Begin DATA SHOWN

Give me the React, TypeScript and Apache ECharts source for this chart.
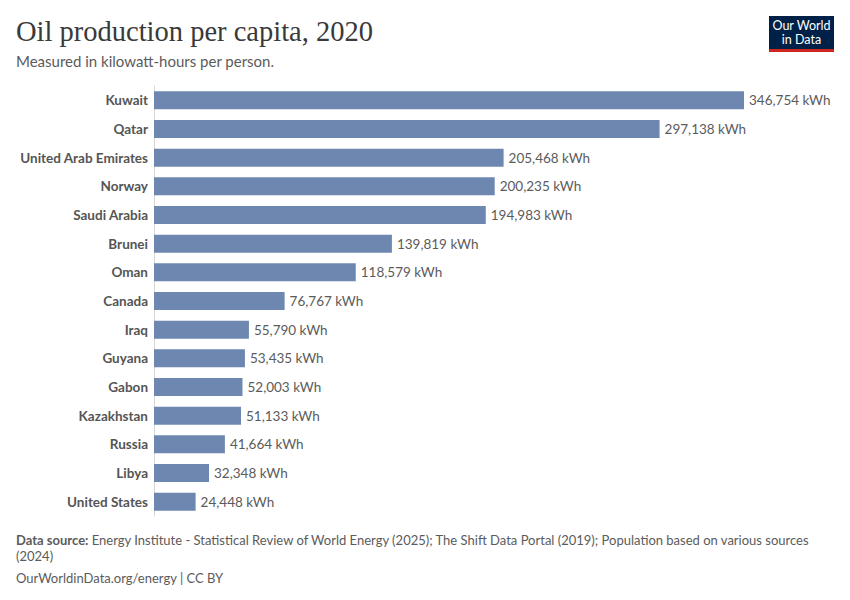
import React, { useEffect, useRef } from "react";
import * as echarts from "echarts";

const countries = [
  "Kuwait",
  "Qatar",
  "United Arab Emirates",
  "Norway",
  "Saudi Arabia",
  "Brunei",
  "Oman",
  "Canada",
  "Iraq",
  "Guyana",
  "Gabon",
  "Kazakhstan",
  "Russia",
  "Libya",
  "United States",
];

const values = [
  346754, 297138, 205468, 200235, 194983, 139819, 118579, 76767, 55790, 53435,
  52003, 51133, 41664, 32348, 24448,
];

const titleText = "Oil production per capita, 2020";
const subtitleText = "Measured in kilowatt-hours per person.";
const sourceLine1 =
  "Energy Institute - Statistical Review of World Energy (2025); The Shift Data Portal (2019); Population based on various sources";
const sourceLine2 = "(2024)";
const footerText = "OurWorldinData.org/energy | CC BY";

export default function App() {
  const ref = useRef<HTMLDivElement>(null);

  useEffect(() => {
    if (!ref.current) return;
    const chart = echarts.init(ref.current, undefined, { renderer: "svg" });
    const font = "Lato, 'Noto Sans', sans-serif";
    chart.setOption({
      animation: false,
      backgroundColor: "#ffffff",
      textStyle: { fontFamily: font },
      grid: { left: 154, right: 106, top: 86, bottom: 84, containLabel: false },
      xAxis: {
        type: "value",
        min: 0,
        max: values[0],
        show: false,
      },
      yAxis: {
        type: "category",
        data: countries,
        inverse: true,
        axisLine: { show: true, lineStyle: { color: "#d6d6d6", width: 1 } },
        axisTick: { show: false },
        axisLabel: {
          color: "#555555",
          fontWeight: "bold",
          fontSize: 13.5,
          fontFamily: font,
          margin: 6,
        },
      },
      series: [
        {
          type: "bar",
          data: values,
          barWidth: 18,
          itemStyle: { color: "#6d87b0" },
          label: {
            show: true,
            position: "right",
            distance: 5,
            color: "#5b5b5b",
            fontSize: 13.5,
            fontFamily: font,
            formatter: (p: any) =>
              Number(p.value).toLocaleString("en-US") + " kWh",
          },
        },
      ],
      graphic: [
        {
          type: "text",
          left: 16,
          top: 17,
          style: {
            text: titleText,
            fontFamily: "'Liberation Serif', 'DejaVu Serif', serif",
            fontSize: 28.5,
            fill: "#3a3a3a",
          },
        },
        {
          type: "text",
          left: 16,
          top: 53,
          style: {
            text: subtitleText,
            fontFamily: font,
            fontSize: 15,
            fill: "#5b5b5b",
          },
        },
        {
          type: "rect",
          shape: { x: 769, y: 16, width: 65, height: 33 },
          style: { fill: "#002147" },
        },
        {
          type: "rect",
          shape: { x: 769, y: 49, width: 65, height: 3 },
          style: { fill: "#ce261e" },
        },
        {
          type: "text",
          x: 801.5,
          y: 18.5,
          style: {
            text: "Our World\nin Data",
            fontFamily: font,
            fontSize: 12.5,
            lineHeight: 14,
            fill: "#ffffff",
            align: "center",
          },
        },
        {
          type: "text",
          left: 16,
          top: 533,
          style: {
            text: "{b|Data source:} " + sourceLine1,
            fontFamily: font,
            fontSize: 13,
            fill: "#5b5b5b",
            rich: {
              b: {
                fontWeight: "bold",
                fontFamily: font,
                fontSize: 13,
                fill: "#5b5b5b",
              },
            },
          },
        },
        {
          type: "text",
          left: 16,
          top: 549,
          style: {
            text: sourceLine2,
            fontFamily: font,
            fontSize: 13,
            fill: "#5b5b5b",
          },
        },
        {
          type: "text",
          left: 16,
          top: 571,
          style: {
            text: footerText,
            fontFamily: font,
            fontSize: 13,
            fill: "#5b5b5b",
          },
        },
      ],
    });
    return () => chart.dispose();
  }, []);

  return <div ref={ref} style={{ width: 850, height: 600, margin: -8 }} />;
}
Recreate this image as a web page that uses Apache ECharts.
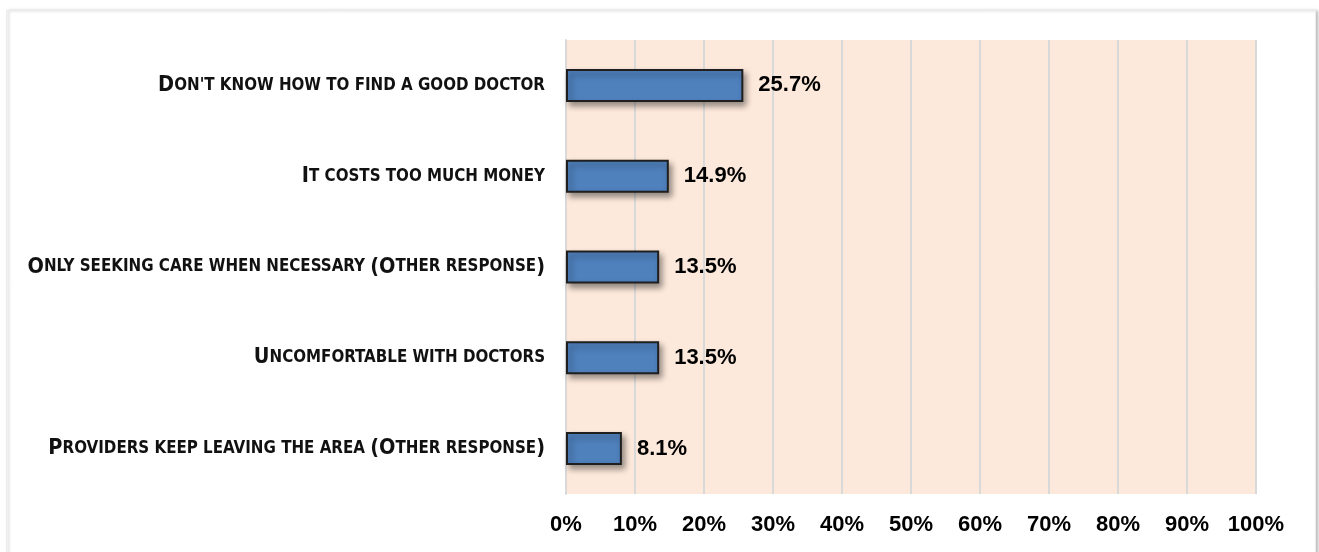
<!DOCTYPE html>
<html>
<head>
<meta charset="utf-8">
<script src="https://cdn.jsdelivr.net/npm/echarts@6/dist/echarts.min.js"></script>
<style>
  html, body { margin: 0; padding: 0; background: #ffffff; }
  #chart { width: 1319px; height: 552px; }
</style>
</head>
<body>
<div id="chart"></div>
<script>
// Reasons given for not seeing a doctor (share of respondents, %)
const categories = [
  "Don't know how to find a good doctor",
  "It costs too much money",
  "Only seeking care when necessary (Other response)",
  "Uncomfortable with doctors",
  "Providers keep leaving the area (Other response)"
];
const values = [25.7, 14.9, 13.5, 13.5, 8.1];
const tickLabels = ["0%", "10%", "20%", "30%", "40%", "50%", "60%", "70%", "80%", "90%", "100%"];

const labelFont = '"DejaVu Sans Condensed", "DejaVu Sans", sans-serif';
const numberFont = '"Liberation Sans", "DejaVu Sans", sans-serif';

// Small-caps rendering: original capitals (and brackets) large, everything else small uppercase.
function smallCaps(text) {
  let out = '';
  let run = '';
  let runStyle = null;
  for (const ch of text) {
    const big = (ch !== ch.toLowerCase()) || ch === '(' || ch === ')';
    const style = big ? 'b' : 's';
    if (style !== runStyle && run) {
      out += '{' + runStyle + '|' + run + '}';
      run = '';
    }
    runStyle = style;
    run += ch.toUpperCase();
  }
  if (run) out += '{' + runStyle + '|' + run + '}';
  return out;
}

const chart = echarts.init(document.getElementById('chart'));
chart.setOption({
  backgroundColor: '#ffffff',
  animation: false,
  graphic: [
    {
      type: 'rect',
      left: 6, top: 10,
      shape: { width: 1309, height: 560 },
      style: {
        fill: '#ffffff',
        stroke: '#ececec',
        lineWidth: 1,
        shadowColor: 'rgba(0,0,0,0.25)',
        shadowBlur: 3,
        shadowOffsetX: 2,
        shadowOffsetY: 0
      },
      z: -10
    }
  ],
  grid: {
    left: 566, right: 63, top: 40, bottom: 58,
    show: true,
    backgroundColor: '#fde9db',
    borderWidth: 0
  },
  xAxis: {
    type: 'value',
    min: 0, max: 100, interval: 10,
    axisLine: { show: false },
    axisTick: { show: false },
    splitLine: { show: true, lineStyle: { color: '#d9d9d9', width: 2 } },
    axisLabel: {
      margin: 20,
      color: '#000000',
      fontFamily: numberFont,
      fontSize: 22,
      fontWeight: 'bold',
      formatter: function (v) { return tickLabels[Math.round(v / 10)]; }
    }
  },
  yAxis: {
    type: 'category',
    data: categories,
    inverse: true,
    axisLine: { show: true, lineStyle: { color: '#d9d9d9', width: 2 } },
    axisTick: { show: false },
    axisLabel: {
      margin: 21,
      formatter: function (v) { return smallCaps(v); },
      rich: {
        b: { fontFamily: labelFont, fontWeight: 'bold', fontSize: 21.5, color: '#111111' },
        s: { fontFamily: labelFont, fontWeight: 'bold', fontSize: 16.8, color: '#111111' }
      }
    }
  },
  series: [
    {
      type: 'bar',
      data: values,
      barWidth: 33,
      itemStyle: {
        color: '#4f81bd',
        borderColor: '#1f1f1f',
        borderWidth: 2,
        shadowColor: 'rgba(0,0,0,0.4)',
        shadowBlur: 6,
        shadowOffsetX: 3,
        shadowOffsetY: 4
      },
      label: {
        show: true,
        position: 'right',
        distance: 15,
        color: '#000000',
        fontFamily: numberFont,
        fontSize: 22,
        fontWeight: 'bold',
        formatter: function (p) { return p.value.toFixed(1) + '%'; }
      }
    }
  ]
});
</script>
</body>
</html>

End DATA SHOWN

* **TASK TO CARRY OUT**: Restate the entire listing word for word, excluding pictures.

* **OUTPUT**:
Give me the React, TypeScript and Apache ECharts source for this chart.
import React, { useEffect, useRef } from "react";
import * as echarts from "echarts";

const countries = [
  "Kuwait",
  "Qatar",
  "United Arab Emirates",
  "Norway",
  "Saudi Arabia",
  "Brunei",
  "Oman",
  "Canada",
  "Iraq",
  "Guyana",
  "Gabon",
  "Kazakhstan",
  "Russia",
  "Libya",
  "United States",
];

const values = [
  346754, 297138, 205468, 200235, 194983, 139819, 118579, 76767, 55790, 53435,
  52003, 51133, 41664, 32348, 24448,
];

const titleText = "Oil production per capita, 2020";
const subtitleText = "Measured in kilowatt-hours per person.";
const sourceLine1 =
  "Energy Institute - Statistical Review of World Energy (2025); The Shift Data Portal (2019); Population based on various sources";
const sourceLine2 = "(2024)";
const footerText = "OurWorldinData.org/energy | CC BY";

export default function App() {
  const ref = useRef<HTMLDivElement>(null);

  useEffect(() => {
    if (!ref.current) return;
    const chart = echarts.init(ref.current, undefined, { renderer: "svg" });
    const font = "Lato, 'Noto Sans', sans-serif";
    chart.setOption({
      animation: false,
      backgroundColor: "#ffffff",
      textStyle: { fontFamily: font },
      grid: { left: 154, right: 106, top: 86, bottom: 84, containLabel: false },
      xAxis: {
        type: "value",
        min: 0,
        max: values[0],
        show: false,
      },
      yAxis: {
        type: "category",
        data: countries,
        inverse: true,
        axisLine: { show: true, lineStyle: { color: "#d6d6d6", width: 1 } },
        axisTick: { show: false },
        axisLabel: {
          color: "#555555",
          fontWeight: "bold",
          fontSize: 13.5,
          fontFamily: font,
          margin: 6,
        },
      },
      series: [
        {
          type: "bar",
          data: values,
          barWidth: 18,
          itemStyle: { color: "#6d87b0" },
          label: {
            show: true,
            position: "right",
            distance: 5,
            color: "#5b5b5b",
            fontSize: 13.5,
            fontFamily: font,
            formatter: (p: any) =>
              Number(p.value).toLocaleString("en-US") + " kWh",
          },
        },
      ],
      graphic: [
        {
          type: "text",
          left: 16,
          top: 17,
          style: {
            text: titleText,
            fontFamily: "'Liberation Serif', 'DejaVu Serif', serif",
            fontSize: 28.5,
            fill: "#3a3a3a",
          },
        },
        {
          type: "text",
          left: 16,
          top: 53,
          style: {
            text: subtitleText,
            fontFamily: font,
            fontSize: 15,
            fill: "#5b5b5b",
          },
        },
        {
          type: "rect",
          shape: { x: 769, y: 16, width: 65, height: 33 },
          style: { fill: "#002147" },
        },
        {
          type: "rect",
          shape: { x: 769, y: 49, width: 65, height: 3 },
          style: { fill: "#ce261e" },
        },
        {
          type: "text",
          x: 801.5,
          y: 18.5,
          style: {
            text: "Our World\nin Data",
            fontFamily: font,
            fontSize: 12.5,
            lineHeight: 14,
            fill: "#ffffff",
            align: "center",
          },
        },
        {
          type: "text",
          left: 16,
          top: 533,
          style: {
            text: "{b|Data source:} " + sourceLine1,
            fontFamily: font,
            fontSize: 13,
            fill: "#5b5b5b",
            rich: {
              b: {
                fontWeight: "bold",
                fontFamily: font,
                fontSize: 13,
                fill: "#5b5b5b",
              },
            },
          },
        },
        {
          type: "text",
          left: 16,
          top: 549,
          style: {
            text: sourceLine2,
            fontFamily: font,
            fontSize: 13,
            fill: "#5b5b5b",
          },
        },
        {
          type: "text",
          left: 16,
          top: 571,
          style: {
            text: footerText,
            fontFamily: font,
            fontSize: 13,
            fill: "#5b5b5b",
          },
        },
      ],
    });
    return () => chart.dispose();
  }, []);

  return <div ref={ref} style={{ width: 850, height: 600, margin: -8 }} />;
}
Recreate this image as a web page that uses Apache ECharts.
<!DOCTYPE html>
<html>
<head>
<meta charset="utf-8">
<script src="https://cdn.jsdelivr.net/npm/echarts@6/dist/echarts.min.js"></script>
<style>
  html, body { margin: 0; padding: 0; background: #ffffff; }
  #chart { width: 1319px; height: 552px; }
</style>
</head>
<body>
<div id="chart"></div>
<script>
// Reasons given for not seeing a doctor (share of respondents, %)
const categories = [
  "Don't know how to find a good doctor",
  "It costs too much money",
  "Only seeking care when necessary (Other response)",
  "Uncomfortable with doctors",
  "Providers keep leaving the area (Other response)"
];
const values = [25.7, 14.9, 13.5, 13.5, 8.1];
const tickLabels = ["0%", "10%", "20%", "30%", "40%", "50%", "60%", "70%", "80%", "90%", "100%"];

const labelFont = '"DejaVu Sans Condensed", "DejaVu Sans", sans-serif';
const numberFont = '"Liberation Sans", "DejaVu Sans", sans-serif';

// Small-caps rendering: original capitals (and brackets) large, everything else small uppercase.
function smallCaps(text) {
  let out = '';
  let run = '';
  let runStyle = null;
  for (const ch of text) {
    const big = (ch !== ch.toLowerCase()) || ch === '(' || ch === ')';
    const style = big ? 'b' : 's';
    if (style !== runStyle && run) {
      out += '{' + runStyle + '|' + run + '}';
      run = '';
    }
    runStyle = style;
    run += ch.toUpperCase();
  }
  if (run) out += '{' + runStyle + '|' + run + '}';
  return out;
}

const chart = echarts.init(document.getElementById('chart'));
chart.setOption({
  backgroundColor: '#ffffff',
  animation: false,
  graphic: [
    {
      type: 'rect',
      left: 6, top: 10,
      shape: { width: 1309, height: 560 },
      style: {
        fill: '#ffffff',
        stroke: '#ececec',
        lineWidth: 1,
        shadowColor: 'rgba(0,0,0,0.25)',
        shadowBlur: 3,
        shadowOffsetX: 2,
        shadowOffsetY: 0
      },
      z: -10
    }
  ],
  grid: {
    left: 566, right: 63, top: 40, bottom: 58,
    show: true,
    backgroundColor: '#fde9db',
    borderWidth: 0
  },
  xAxis: {
    type: 'value',
    min: 0, max: 100, interval: 10,
    axisLine: { show: false },
    axisTick: { show: false },
    splitLine: { show: true, lineStyle: { color: '#d9d9d9', width: 2 } },
    axisLabel: {
      margin: 20,
      color: '#000000',
      fontFamily: numberFont,
      fontSize: 22,
      fontWeight: 'bold',
      formatter: function (v) { return tickLabels[Math.round(v / 10)]; }
    }
  },
  yAxis: {
    type: 'category',
    data: categories,
    inverse: true,
    axisLine: { show: true, lineStyle: { color: '#d9d9d9', width: 2 } },
    axisTick: { show: false },
    axisLabel: {
      margin: 21,
      formatter: function (v) { return smallCaps(v); },
      rich: {
        b: { fontFamily: labelFont, fontWeight: 'bold', fontSize: 21.5, color: '#111111' },
        s: { fontFamily: labelFont, fontWeight: 'bold', fontSize: 16.8, color: '#111111' }
      }
    }
  },
  series: [
    {
      type: 'bar',
      data: values,
      barWidth: 33,
      itemStyle: {
        color: '#4f81bd',
        borderColor: '#1f1f1f',
        borderWidth: 2,
        shadowColor: 'rgba(0,0,0,0.4)',
        shadowBlur: 6,
        shadowOffsetX: 3,
        shadowOffsetY: 4
      },
      label: {
        show: true,
        position: 'right',
        distance: 15,
        color: '#000000',
        fontFamily: numberFont,
        fontSize: 22,
        fontWeight: 'bold',
        formatter: function (p) { return p.value.toFixed(1) + '%'; }
      }
    }
  ]
});
</script>
</body>
</html>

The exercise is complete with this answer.